ECLI:NL:RBLIM:2022:9161

Rechtbank Limburg

Datum uitspraak
18 november 2022
Publicatiedatum
18 november 2022
Zaaknummer
ROE 21/69
Instantie
Rechtbank Limburg
Type
Uitspraak
Rechtsgebied
Bestuursrecht
Procedures
  • Eerste aanleg - meervoudig
Vindplaatsen
  • Rechtspraak.nl
AI samenvatting door LexboostAutomatisch gegenereerd

Omgevingsvergunning voor het bouwen van een berging en bijgebouwen in strijd met bestemmingsplan

In deze zaak heeft de Rechtbank Limburg op 18 november 2022 uitspraak gedaan in een geschil over een omgevingsvergunning die was verleend voor het verbouwen van een bijgebouw en het bouwen van een berging. Eiser, die bezwaar had gemaakt tegen de vergunning, stelde dat de vergunning in strijd was met het bestemmingsplan en dat er sprake was van een evidente privaatrechtelijke belemmering. De rechtbank oordeelde dat de vergunninghouder een omgevingsvergunning had aangevraagd voor het bouwen van een berging en het verbouwen van bijgebouwen, en dat de vergunninghouder zich aan de regels had gehouden. De rechtbank concludeerde dat de vergunning terecht was verleend, ondanks de bezwaren van eiser. Eiser had aangevoerd dat de bouwtekeningen niet overeenkwamen met de werkelijke situatie en dat zijn woongenot werd aangetast. De rechtbank oordeelde echter dat er geen evident privaatrechtelijke belemmering was en dat de vergunninghouder zich aan de geldende regels had gehouden. Het beroep van eiser werd ongegrond verklaard, en de rechtbank wees op de mogelijkheid voor eiser om handhavend op te treden indien de vergunninghouder in strijd met de vergunning zou bouwen.

Uitspraak

RECHTBANK limburg

Zittingsplaats Roermond
Bestuursrecht
zaaknummer: ROE 21/69

uitspraak van de meervoudige kamer van 18 november 2022 in de zaak tussen

[eiser] , te [woonplaats] , eiser,

en

het college van burgemeester en wethouders van de gemeente Vaals, verweerder

(gemachtigde: mr. T.J.G. Keulders).
Als derde-partij (vergunninghouder) heeft aan het geding deelgenomen:
[naam vergunninghouder], te [woonplaats]
(gemachtigde: mr. M.E. Cuppen).

Procesverloop

Bij besluit van 16 juni 2020 (het primaire besluit) heeft verweerder vergunninghouder een omgevingsvergunning verleend voor het verbouwen van het achtergelegen bijgebouw en het oprichten van een nieuw bijgebouw aan de straatzijde op het perceel [adres 1] te [woonplaats] .
Bij besluit van 1 december 2020 (het bestreden besluit) heeft verweerder het bezwaar van eiser -gedeeltelijk- gegrond verklaard en vergunninghouder een omgevingsvergunning verleend voor het bouwen van een berging aan de straatzijde en het verbouwen van de achter [adres 1] gelegen bestaande bijbehorende bouwwerken, waarbij een sauna/jacuzziruimte wordt gerealiseerd.
Eiser heeft tegen het bestreden besluit beroep ingesteld.
Verweerder heeft een verweerschrift ingediend.
Het onderzoek ter zitting heeft plaatsgevonden op 13 oktober 2022. Eiser is verschenen.
Verweerder heeft zich laten vertegenwoordigen door zijn gemachtigde en [naam] .
Vergunninghouder is verschenen bijgestaan door haar echtgenoot en haar gemachtigde.

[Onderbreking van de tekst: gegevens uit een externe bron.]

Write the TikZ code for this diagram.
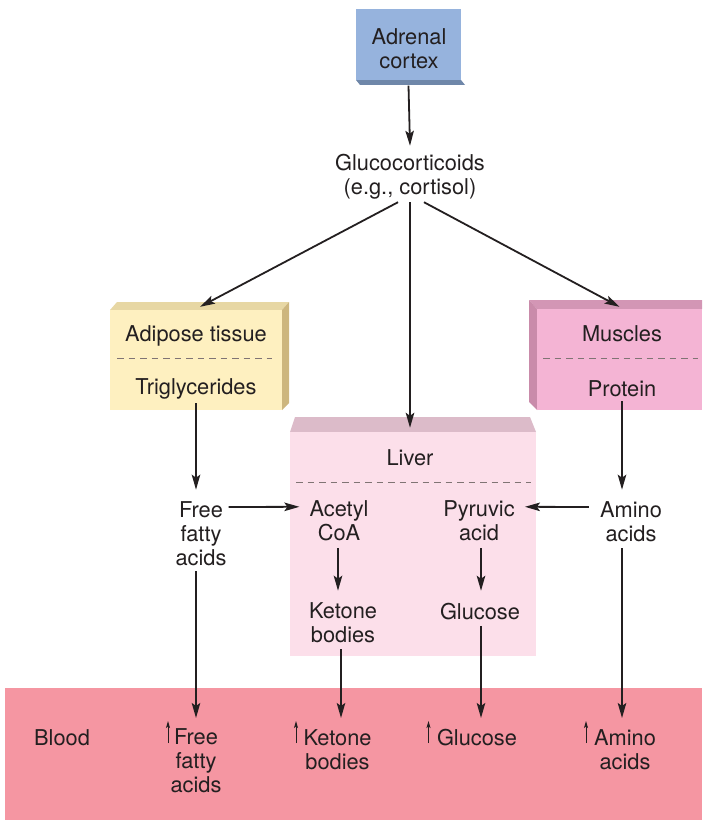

Beoordeling door de rechtbank

Inleiding.
1. Vergunninghouder heeft op 5 februari 2020 een aanvraag voor een omgevingsvergunning ingediend voor het bouwen van een berging/stalling aan de straatzijde en het deels verbouwen van de bijgebouwen aan de achterzijde (sauna/jacuzzi) op het perceel [adres 1] te [woonplaats] . Vergunninghouder exploiteert op deze locatie een Bed & Breakfast (B&B). Bij het thans bestreden besluit heeft verweerder vergunninghouder een omgevingsvergunning verleend voor de activiteit ‘bouwen van een bouwwerk’ (het bouwen van een berging en het verbouwen van de achter [adres 1] gelegen bestaande bijbehorende bouwwerken) en voor de activiteit ‘handelen in strijd met de regels ruimtelijke ordening’ (voor wat betreft: de oppervlakte bijbehorende bouwwerken en maximale goothoogte bijbehorende bouwwerken).
2. Verweerder stelt zich op het standpunt -kort weergegeven- dat de berging in het verlengde ligt van de voorgevelrooilijn, dat het maximaal toegestane bebouwingsoppervlakte niet wordt overschreden en dat de stadsbouwmeester heeft aangegeven (stedenbouwkundig) met het plan te kunnen instemmen. Met betrekking tot de sauna/jacuzziruimte stelt verweerder dat sprake is van een uitbreiding van de woning die uit meerdere bouwlagen bestaat, welke de bouw- en goothoogte van de woning niet overschrijden. Het stedenbouwkundig beeld wordt, volgens verweerder, niet aangetast. Gezien de bestemming van het perceel (‘Wonen’) wordt het gebruik als sauna/jaccuzziruimte passend geacht voor het woon- en leefklimaat ter plaatse.
3. Eiser voert in beroep aan -kort samengevat- dat het bestreden besluit is genomen op basis van tekeningen, die niet overeenkomen met de werkelijke situatie van vóór de verbouwing/aanbouw. Verweerder heeft, volgens eiser, onvoldoende rekening gehouden met zijn eigendomsrecht en woongenot. Voorts is sprake van het gedogen door verweerder van een balkon/terras zonder de vereiste toestemming. Bovendien handhaaft verweerder volgens eiser ten onrechte niet op het storten van (deels) licht vervuilde grond ten behoeve van het zonder toestemming plaatsen van een keermuur.
Omvang van het geding.
4. Onderhavig perceel is gelegen in het bestemmingsplan ‘Buitengebied 2013’ met de bestemming ‘Wonen’ en de dubbelbestemming ‘Waarde-Archeologie 2’. Niet in geschil is dat het bouwplan in strijd is met voormeld bestemmingsplan, omdat de maximaal toegestane oppervlakte voor bijbehorende bouwwerken van 75m2 wordt overschreden en omdat de maximale goothoogte van 3 meter voor bijbehorende bouwwerken wordt overschreden.
Wettelijk kader.
5. De rechtbank verwijst voor wat betreft het relevante wettelijke- en beleidskader naar de bijlage bij deze uitspraak.
De aanbouw van een balkon/terras.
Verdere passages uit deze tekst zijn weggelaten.